KUALA LUMPUR, Nov 12 — The controversial Dual Language Programme (DLP) has improved school students’ English proficiency after it was launched in January 2016.
Sunday Star reported that based on Education Ministry statistics, between 18 per cent and 95 per cent of students in over 1,200 primary and secondary schools which implemented the DLP, a programme that allows the teaching of science and mathematics in English, had improved their grades in English.
“Their vocabulary, grammar and speech have gotten better. I see it in their grades,” SMJK Kwang Hua principal Law Choon Lee was quoted saying.

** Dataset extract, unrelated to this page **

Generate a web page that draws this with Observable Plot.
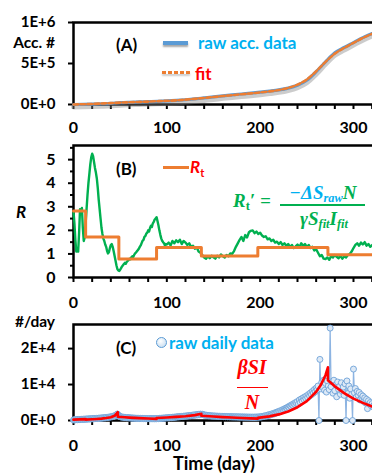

Three-quarters of these DLP students were reportedly at, or above, the target level of the Common European Framework of Reference for Languages, which is a guide developed by the Council of Europe to test foreign language proficiency, according to the Education Ministry’s 2016 annual report.
The DLP was offered to Year One, Year Two, Year Four and Year Five students, as well as Form One and Two students. There are now reportedly almost 40,000 students throughout the country taking the programme.
Sunday Star reported that as of June, 629 secondary and 585 primary schools, or about 10 per cent of schools in Malaysia, offered DLP classes.
In another article, the English daily reported that the DLP has not only improved grades in English, but also in science and mathematics for vernacular school students.
“It’s much easier to do research on the internet with English,” 13-year-old SMJK Kwang Hua student Goh Aik Hwi was quoted saying.
“There’s no need to translate from Mandarin to English when using the search engines.”
A Tamil school science teacher, N. Batmadevi from SJKT Simpang Lima, reportedly said both teachers and pupils were enjoying science and mathematics classes more now under the DLP.
“It was a struggle to teach in Tamil when the PPSMI was discontinued in 2012,” she was quoted saying, referring to the Policy of Teaching Science and Mathematics in English (PPSMI).